Who is our target customer! Is the right question. I think we need to ask that more.
I believe there was originally a “if we build it they will come mindset.” (Very common in crypto)
But then there was a rush to increase the user base and it seems like we onboarded a lot of people by pointing to the reward pool as “free money” versus pointing at all the other interesting stuff we do here.
The reward pool is “cool” but conceptually is pretty simple and is not the main thing we should be known for in my opinion.
I like you idea on communities. I can’t help but be biased though cause I’m working on a TradFi community right now 🤣
Separately, I think Communities is an untapped gem and there is a lot of potential there! That’s one of the things I’m looking forward to the most right now as I’m poking around HIVE and trying out new things.
Let's go!!! 🔥🔥🔥🔥🔥
Take some real courage to do what you did!!! Hat down to you.
Thanks! I try to be myself and this is just how it goes sometimes.
Hat down to you too. Thanks for the stats!
Thanks, as always, for these charts and analysis!
Have you ever plotted the "total powered up" over time after "removing" the basic inflation?
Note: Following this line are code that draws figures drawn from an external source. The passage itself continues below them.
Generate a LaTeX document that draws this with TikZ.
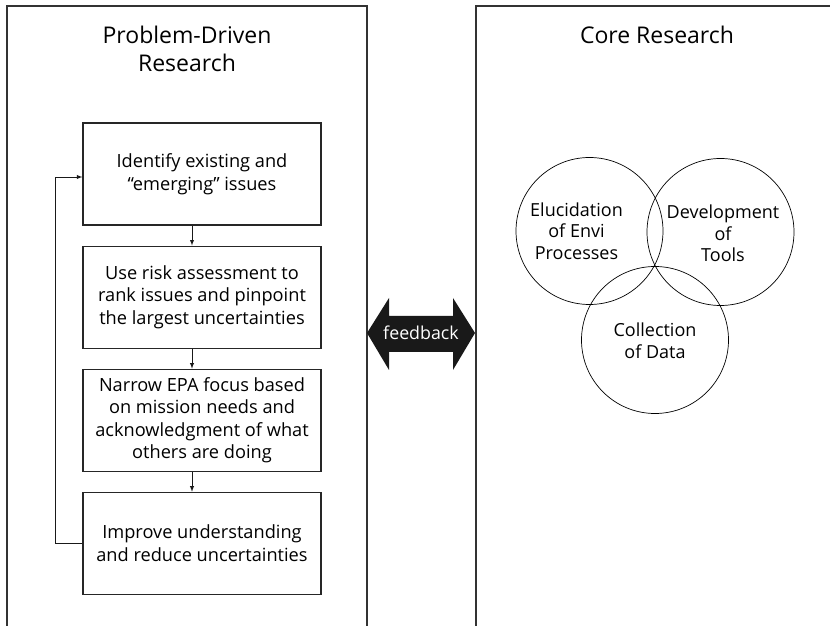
\documentclass[tikz,border=0pt]{standalone}
\usepackage{fontspec}
\setmainfont{Open Sans}
\usetikzlibrary{positioning}

\begin{document}
\begin{tikzpicture}[
    x = 1pt, y = 1pt,
    rectNode/.append style = {draw = black!85, line width = 1.1pt, rectangle, minimum height = 102pt, minimum width = 238pt, align = center, font = \fontsize{18.2}{22.5}\selectfont},
    myArrow/.append style = {->, >=latex, line width = 0.9pt, draw = black!90},
    panelLine/.append style = {draw = black!80, line width = 1.4pt},
    vennNode/.append style = {draw, circle, minimum size = 147pt, line width = 0.7pt},
    vennText/.append style = {align = center, font = \fontsize{18}{21.5}\selectfont},
    titleText/.append style = {align = center, font = \fontsize{23}{28}\selectfont},
    node distance = 20pt
    ]
      \useasboundingbox (0,0) rectangle (830,626);

      %% Panels
      \draw[panelLine] (7,0) -- (7,620) -- (367,620) -- (367,0);
      \draw[panelLine] (476,0) -- (476,620) -- (830,620);
      \node[titleText] (problemTitle) at (187,577) {Problem-Driven\\Research};
      \node[titleText] (coreTitle) at (657,591) {Core Research};

      %% Problem-driven loop
      \node[rectNode] (identify) at (202,452) {Identify existing and\\``emerging'' issues};
      \node[rectNode, below = of identify] (rankRisk) {Use risk assessment to\\rank issues and pinpoint\\the largest uncertainties};
      \node[rectNode, below = of rankRisk] (narrow) {Narrow EPA focus based\\on mission needs and\\acknowledgment of what\\others are doing};
      \node[rectNode, below = of narrow] (improve) {Improve understanding\\and reduce uncertainties};

      %% Core research circles
      \node[vennNode] (elucid) at (589.5,395) {};
      \node[vennNode] (develop) at (720.5,394) {};
      \node[vennNode] (collect) at (655,286) {};
      \node[vennText] (elucidText) at ([xshift=-13pt]elucid.center) {Elucidation\\of Envi\\Processes};
      \node[vennText] (developText) at ([xshift=2.5pt, yshift=-1.5pt]develop.center) {Development\\of\\Tools};
      \node[vennText] (collectText) at ([yshift=-1pt]collect.center) {Collection\\of Data};

      %% Feedback
      \fill[black!90] (367,293) -- (389,328) -- (389,310) -- (453,310) -- (453,328) -- (475,293)
            -- (453,256) -- (453,274) -- (389,274) -- (389,256) -- cycle;
      \node[text = white, font = \fontsize{17.8}{20}\selectfont] (feedback) at (421,293) {feedback};

      %% Arrows
      \draw[myArrow] ([xshift=-10pt]identify.south) -- ([xshift=-10pt]rankRisk.north);
      \draw[myArrow] ([xshift=-10pt]rankRisk.south) -- ([xshift=-10pt]narrow.north);
      \draw[myArrow] ([xshift=-10pt]narrow.south) -- ([xshift=-10pt]improve.north);
      \draw[myArrow] (improve.west) -- ++(-27pt,0) |- ([yshift=-3pt]identify.west);
    \end{tikzpicture}
\end{document}
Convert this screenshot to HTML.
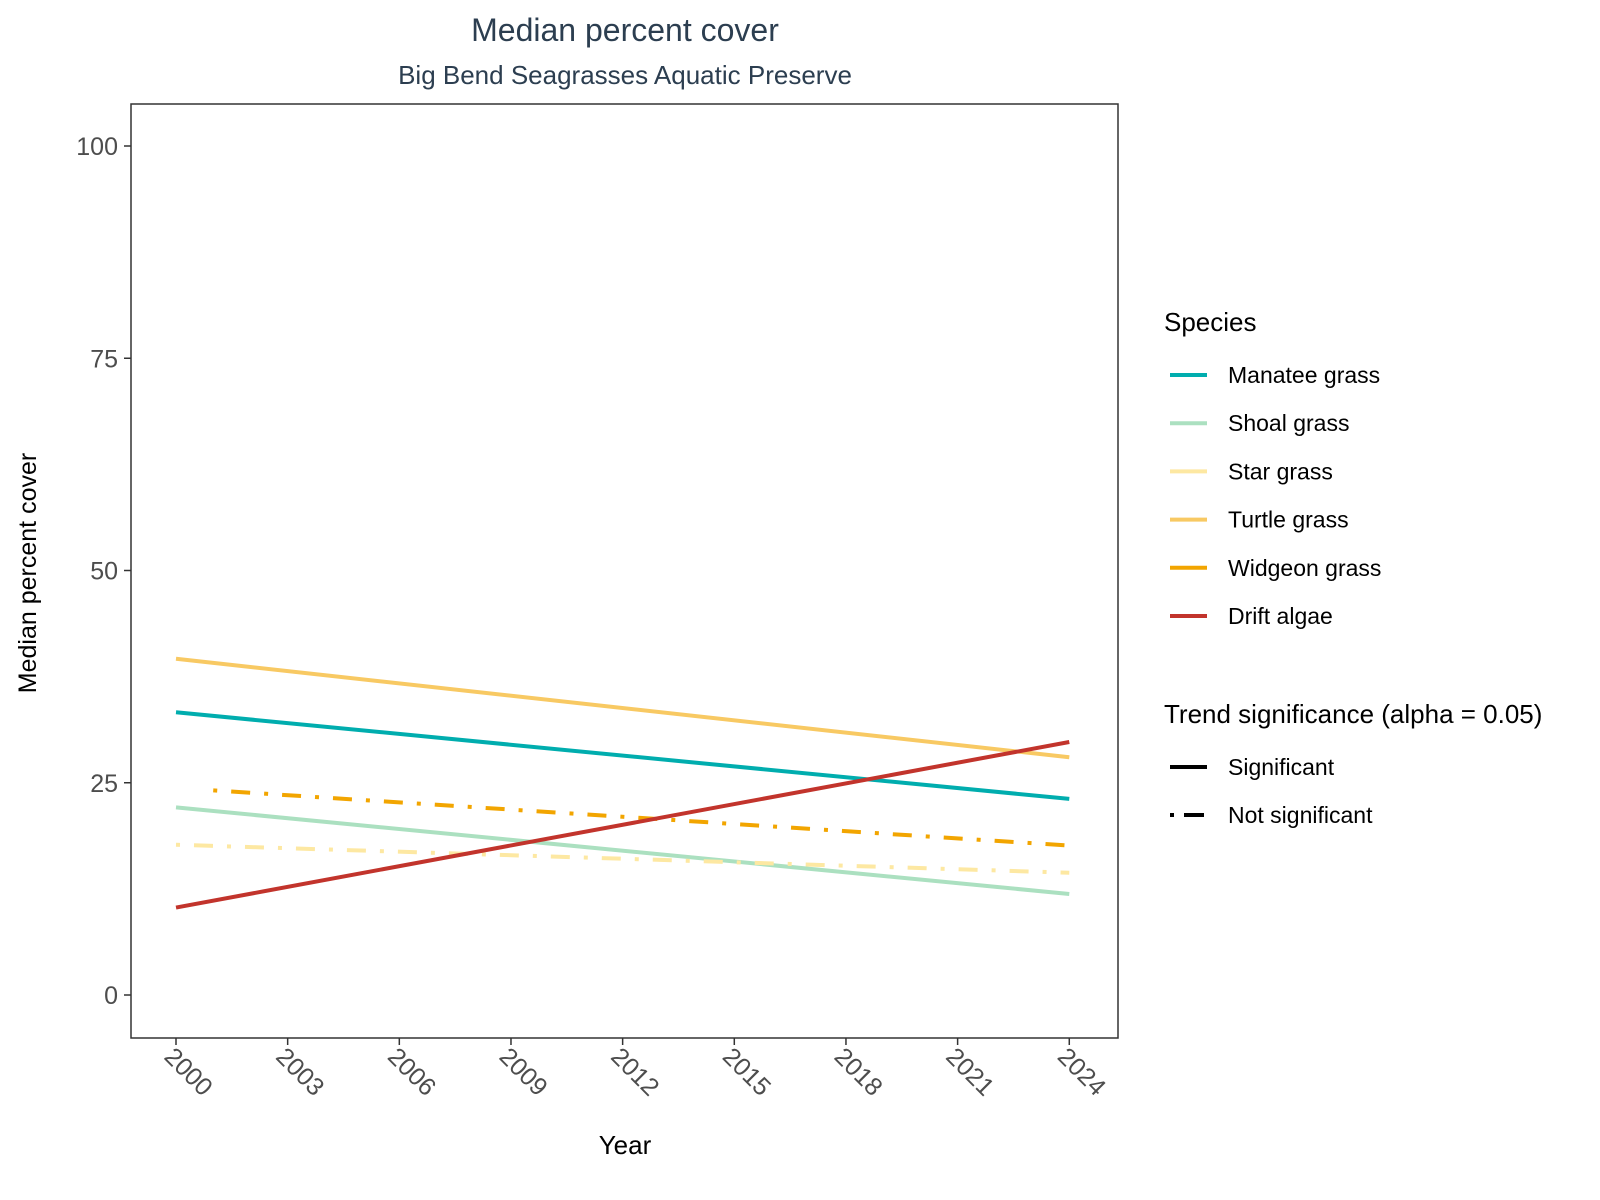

In other words, is the gradual increase due to more (a greater proportion of total Hive) being powered up, or does it more or less follow the inflation rate?
In the last years the increase in the HP is even less than the inflation. Example 2025 we will add somewhere around 15M HP while the HP inflation is above 20M ... Similar numbers for 2024 .... thats why the HP share has been droping from around 50% give years ago to 42% now
I'm a little confused. In @arcange's graphs, all these months are negative (May, June, July, August, September, October, November). But in your graph, only January and February 2025 are negative. Am I misinterpreting this?
Hive Financial Statistics – 2025.10
Hive Financial Statistics – 2025.07
It probably becouse of this:
The note is just under the chart you shared ...
Okay, understood, thanks. 😁
Seeing how top accounts influence HP changes really adds another layer to understanding Hive’s market dynamics.